My take on…Oz the Great and Powerful
Sam Raimi’s new movie does not disrespect Oz, and looks pretty…but the same thing can be said of Anne Hathaway.😉
I was not disappointed in the movie, but I think that’s because I had my expectations in the right place.
SPOILER ALERT: I’m careful about not spoiling the events in a movie without warning you of the possibility first. In this case, I don’t think I’m writing anything that much affect the enjoyment of someone seeing this movie, especially if that person was familiar with the 1939 Wizard of Oz movie and/or the books.
The movie has great effects (the little china girl and Finley the monkey are quite expressive and interact well with the non-CGI characters). There are some very imaginative things that Oscar Diggs (later to be known as Oz the Great and Powerful) drifts past in something that could clearly eventually be a ride at Disneyland. In fact, there was one object that seemed right out of the old Alice in Wonderland ride, and it seemed as though the music might even be an allusion to that.
Just as his character drifts uncontrollably after taking a big drop on the roller coaster–er, river, the movie as a whole seems to float through the story. Generally, the characters don’t surprise us…they make the decisions we would expect, for the most part.
There is one clear possible exception, although it’s actually spoiled for the sharp-eyed during the title sequence.
The actors don’t seem to be looking for any real depth (which might be ironic in a 3D movie…it’s worthing noting that I saw it in 2D), but that may be appropriate, given the overall tone.
As a big fan of the Oz books, I can tell you that this isn’t particularly closer to those than the 1939 movie (which did not do well at the time…for one thing, people thought that having a well-known comedian like Bert Lahr as the Cowardly Lion, playing it in a very contemporary way for the time, didn’t fit). It was nice to hear the Wizard’s full name mentioned, and there is a village of people made of china in the originals, but these elements seemed more like something that could have been Googled than a fan’s understanding of the Land of Oz. Certainly, the politics are very different.
If you are a fan of the Judy Garland version, you may actually feel more of a connection. Much has been made of Disney trying not to infringe on the copyright of that version (the original fourteen Oz books are in the public domain, but the 1939 movie is not), but there are several clear parallels (including starting without color before reaching Oz, the Wicked Witch being green, the reference to the Yellow Brick Road ((Baum only says, “…the road of yellow bricks”)), and so on.
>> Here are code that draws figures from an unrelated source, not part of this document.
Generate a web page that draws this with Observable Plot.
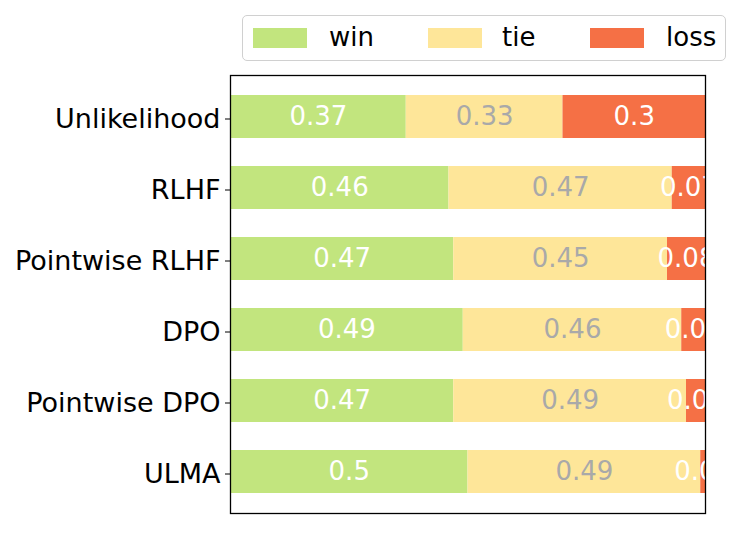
<!DOCTYPE html>
<html>
<head>
<meta charset="utf-8">
<script src="https://cdn.jsdelivr.net/npm/d3@7"></script>
<script src="https://cdn.jsdelivr.net/npm/@observablehq/plot@0.6"></script>
<style>
  body { margin: 0; background: #fff; font-family: "DejaVu Sans", sans-serif; }
  #wrap { position: relative; width: 747px; height: 534px; }
  #legend { position: relative; height: 70px; }
  #legbox { position: absolute; left: 242px; top: 15px; width: 484px; height: 46px;
    border: 1px solid #d0d0d0; border-radius: 5px; box-sizing: border-box; }
  .sw { position: absolute; top: 12px; width: 54px; height: 20px; }
  .lt { position: absolute; top: 4px; font-size: 26px; color: #000; line-height: 34px; }
  #chart svg { display: block; }
</style>
</head>
<body>
<div id="wrap">
  <div id="legend"><div id="legbox"></div></div>
  <div id="chart"></div>
</div>
<script>
const methods = ["Unlikelihood", "RLHF", "Pointwise RLHF", "DPO", "Pointwise DPO", "ULMA"];
const win  = [0.37, 0.46, 0.47, 0.49, 0.47, 0.5];
const tie  = [0.33, 0.47, 0.45, 0.46, 0.49, 0.49];
const loss = [0.3, 0.07, 0.08, 0.05, 0.04, 0.01];
const outcomes = ["win", "tie", "loss"];
const colors = ["#c2e57e", "#fee699", "#f57045"];
const labelColors = ["#ffffff", "#a9a9a9", "#ffffff"];

const series = [win, tie, loss];
const rows = [];
methods.forEach((m, i) => {
  let x = 0;
  outcomes.forEach((o, k) => {
    const v = series[k][i];
    rows.push({method: m, outcome: o, x1: x, x2: x + v, mid: x + v / 2, value: v, k});
    x += v;
  });
});

// Legend
const legbox = document.getElementById("legbox");
const swX = [10, 185, 347];
const txX = [86, 259, 423];
outcomes.forEach((o, k) => {
  const s = document.createElement("div");
  s.className = "sw"; s.style.left = swX[k] + "px"; s.style.background = colors[k];
  legbox.appendChild(s);
  const t = document.createElement("div");
  t.className = "lt"; t.style.left = txX[k] + "px"; t.textContent = o;
  legbox.appendChild(t);
});

const chart = Plot.plot({
  width: 747,
  height: 464,
  marginTop: 5,
  marginBottom: 21,
  marginLeft: 230,
  marginRight: 42,
  style: {fontFamily: "DejaVu Sans", fontSize: "26px", color: "#000", background: "#fff"},
  x: {domain: [0, 1], axis: null},
  y: {domain: methods, padding: 0.4, paddingOuter: 0.28, label: null, tickSize: 5, tickPadding: 5},
  color: {domain: outcomes, range: colors},
  marks: [
    Plot.barX(rows, {x1: "x1", x2: "x2", y: "method", fill: "outcome"}),
    Plot.text(rows, {
      x: "mid", y: "method", text: d => String(d.value),
      fill: d => labelColors[d.k], fontSize: 26, clip: true
    }),
    Plot.axisY({tickSize: 5, tickPadding: 5, fontSize: 27, dy: 2, label: null, stroke: "#000"}),
    Plot.frame({stroke: "#000", strokeWidth: 1.3})
  ]
});
document.getElementById("chart").appendChild(chart);
</script>
</body>
</html>
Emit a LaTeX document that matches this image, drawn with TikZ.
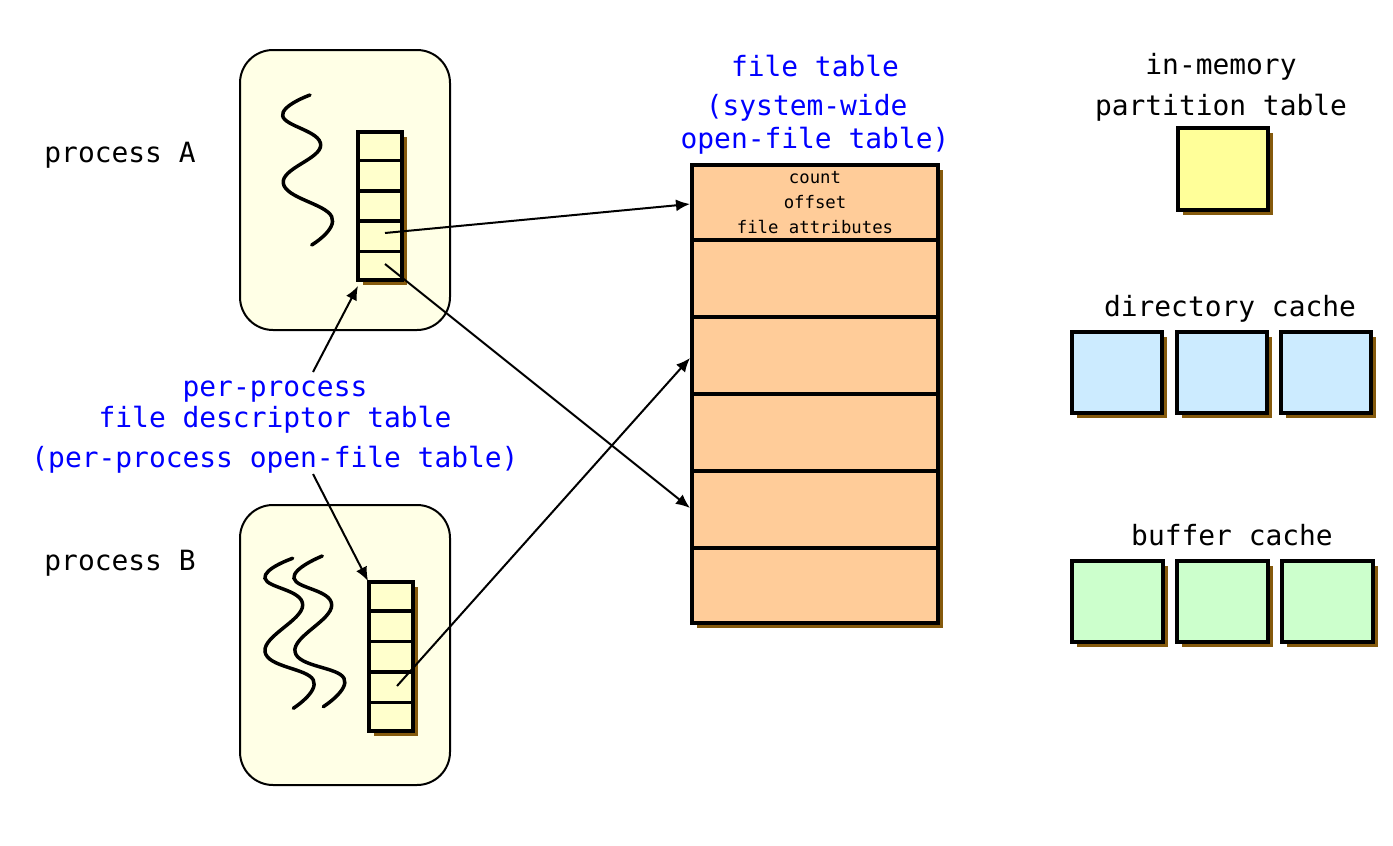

I should point out that while I said the movie doesn’t direspect Oz, and I sincerely believe it doesn’t, it does spoil the first movie for you. That’s one of the hardest pure discoveries to give anybody…to have them watch the Judy Garland version for the first time without knowing what happens at the end, but it’s a magical one if you can.
I’ll point out both Jamie King and Mila Kunis for good performances: they’ve found more than what was on the page.
In terms of Oscars, I do think it could be nominated for costumes, hair and makeup, music perhaps (a fine job as usual by Danny Elfman), visual effects…and there were some impressive things done with sound (at one point, I actually thought someone in the nearly empty theatre was making a sound, which turned out to be a character on the screen).
Overall, I thought Sam Raimi’s heart was in the right place. If this was someone’s first exposure to Oz, I do think it would exert some of its magical pull. For me, though, I don’t see it sticking with me much. I can’t imagine people casually quoting it decades from now. I just think the next great Oz movie is still yet to be made.